Unpleasant Surprises for some Spouses deducting Short Term Maintenance
Spouses who think they are paying deductible short term maintenance are going to have unpleasant surprises from the IRS. They will go along deducting maintenance in years 1, 2 and/or part of 3, then they will have a noticeable and precipitous maintenance decline, after which they could face an IRS audit. Due to regulations regarding recapture of their maintenance deduction, the maintenance payer will then have to amend all those returns to eliminate the deduction and pay extra taxes.
The rule applies if the maintenance payments either decrease or end during the first three post-separation years. If the Recapture Rule applies, which is increasingly likely under the new maintenance law, the entire tax benefit gained from claiming a deduction is “recaptured” and paid back to the IRS. Other collateral consequences also exist, such as the other ex-spouse receiving a refund check, the monetary and emotional costs of responding to an audit, and the future increased surveillance by the IRS.
The Recapture Rule is disturbing for those ordered to make short-term maintenance payments, of less than three years. Further, Colorado’s new maintenance law and the accompanying guidelines place the paying ex-spouse in a precarious situation because, while the guidelines are discretionary, courts will undoubtedly be influenced by their very presence and could routinely apply them without thought of the tax consequences. These influential guidelines, regrettably, suggest that in fifty-four circumstances, the payment term be less than three years.
In what circumstances are you subject to the Recapture Rule?
You are subject to the recapture rule in the third year if the maintenance you pay in the third year decreases by more than $15,000 from the second year or the maintenance you pay in the first year exceeds the average of the payments in the second and third post-separation years by more than $15,000. Again, the excess over $15,000 is recaptured.
When you figure a decrease in maintenance you do not need to include the following amounts.
- Payments made under a temporary support order.

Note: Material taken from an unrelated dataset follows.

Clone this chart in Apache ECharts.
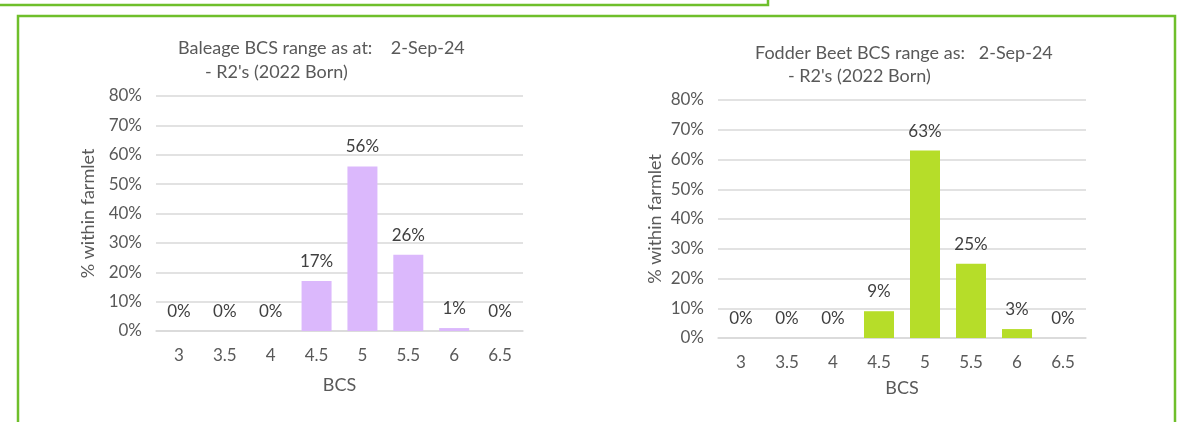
<!DOCTYPE html>
<html>
<head>
<meta charset="utf-8">
<script src="https://cdn.jsdelivr.net/npm/echarts@6/dist/echarts.min.js"></script>
<style>
  html, body { margin: 0; padding: 0; background: #fff; }
  #main { width: 1184px; height: 422px; }
</style>
</head>
<body>
<div id="main"></div>
<script>
var myChart = echarts.init(document.getElementById('main'), null, {renderer: 'canvas'});

// data
var bcs = ['3', '3.5', '4', '4.5', '5', '5.5', '6', '6.5'];
var baleage = [0, 0, 0, 17, 56, 26, 1, 0];
var fodderBeet = [0, 0, 0, 9, 63, 25, 3, 0];
var yTicks = { min: 0, max: 80, step: 10 };

var txt = '#595959';
var font = 'Lato';
var frameGreen = '#6fbf2b';

function yAxisFor(gridIndex, gap) {
    return {
        type: 'value',
        gridIndex: gridIndex,
        min: yTicks.min,
        max: yTicks.max,
        interval: yTicks.step,
        name: '% within farmlet',
        nameLocation: 'middle',
        nameGap: gap,
        nameTextStyle: { color: txt, fontFamily: font, fontSize: 18 },
        axisLine: { show: false },
        axisTick: { show: false },
        axisLabel: { color: txt, fontFamily: font, fontSize: 17, margin: 14, formatter: '{value}%' },
        splitLine: { lineStyle: { color: '#d9d9d9', width: 1.5 } }
    };
}

function xAxisFor(gridIndex, gap) {
    return {
        type: 'category',
        gridIndex: gridIndex,
        data: bcs,
        name: 'BCS',
        nameLocation: 'middle',
        nameGap: gap,
        nameTextStyle: { color: txt, fontFamily: font, fontSize: 18 },
        axisLine: { show: true, lineStyle: { color: '#d9d9d9', width: 1.5 } },
        axisTick: { show: false },
        axisLabel: { color: txt, fontFamily: font, fontSize: 17, margin: 16 },
        splitLine: { show: false }
    };
}

function barSeries(idx, values, color) {
    return {
        type: 'bar',
        xAxisIndex: idx,
        yAxisIndex: idx,
        data: values,
        barWidth: 30,
        itemStyle: { color: color },
        label: {
            show: true,
            position: 'top',
            distance: 11,
            color: '#404040',
            fontFamily: font,
            fontSize: 17,
            formatter: '{c}%'
        }
    };
}

var titleStyle = { color: txt, fontFamily: font, fontSize: 18, fontWeight: 'normal' };

var option = {
    backgroundColor: '#ffffff',
    animation: false,
    title: [
        { text: 'Baleage BCS range as at:    2-Sep-24', left: 178, top: 39, padding: 0, textStyle: titleStyle },
        { text: "- R2's (2022 Born)", left: 205, top: 63, padding: 0, textStyle: titleStyle },
        { text: 'Fodder Beet BCS range as:   2-Sep-24', left: 755, top: 44, padding: 0, textStyle: titleStyle },
        { text: "- R2's (2022 Born)", left: 788, top: 67, padding: 0, textStyle: titleStyle }
    ],
    grid: [
        { left: 156, top: 96, width: 367, height: 235 },
        { left: 718, top: 100, width: 368, height: 238 }
    ],
    xAxis: [xAxisFor(0, 45), xAxisFor(1, 41)],
    yAxis: [yAxisFor(0, 59), yAxisFor(1, 54)],
    series: [
        barSeries(0, baleage, '#dbb8fc'),
        barSeries(1, fodderBeet, '#b6dd29')
    ],
    graphic: [
        { type: 'polyline', shape: { points: [[0, 5], [768, 5], [768, 0]] },
          style: { stroke: frameGreen, lineWidth: 2.5, fill: null } },
        { type: 'polyline', shape: { points: [[18, 422], [18, 16], [1175, 16], [1175, 422]] },
          style: { stroke: frameGreen, lineWidth: 2.5, fill: null } }
    ]
};

myChart.setOption(option);
</script>
</body>
</html>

- Payments required over a period of at least 3 calendar years that vary because they are a fixed part of your income from a business or property, or from compensation for employment or self-employment.
- Payments that decrease because of the death of either spouse or the remarriage of the spouse receiving the payments before the end of the third year.
How to handle risks of Maintenance Recapture
So how can you limit the chances of being subject to the Recapture Rule? There are several ways, including not claiming the deduction, extending the payment term while lowering the monthly payment, or inflating the third-year payment. Seeking tax advice will almost certainly be helpful. Most importantly, the best way to avoid being trapped by the Recapture Rule is be aware of it. You should request your tax advisor or attorney to run the calculation before you sign off on your divorce agreement.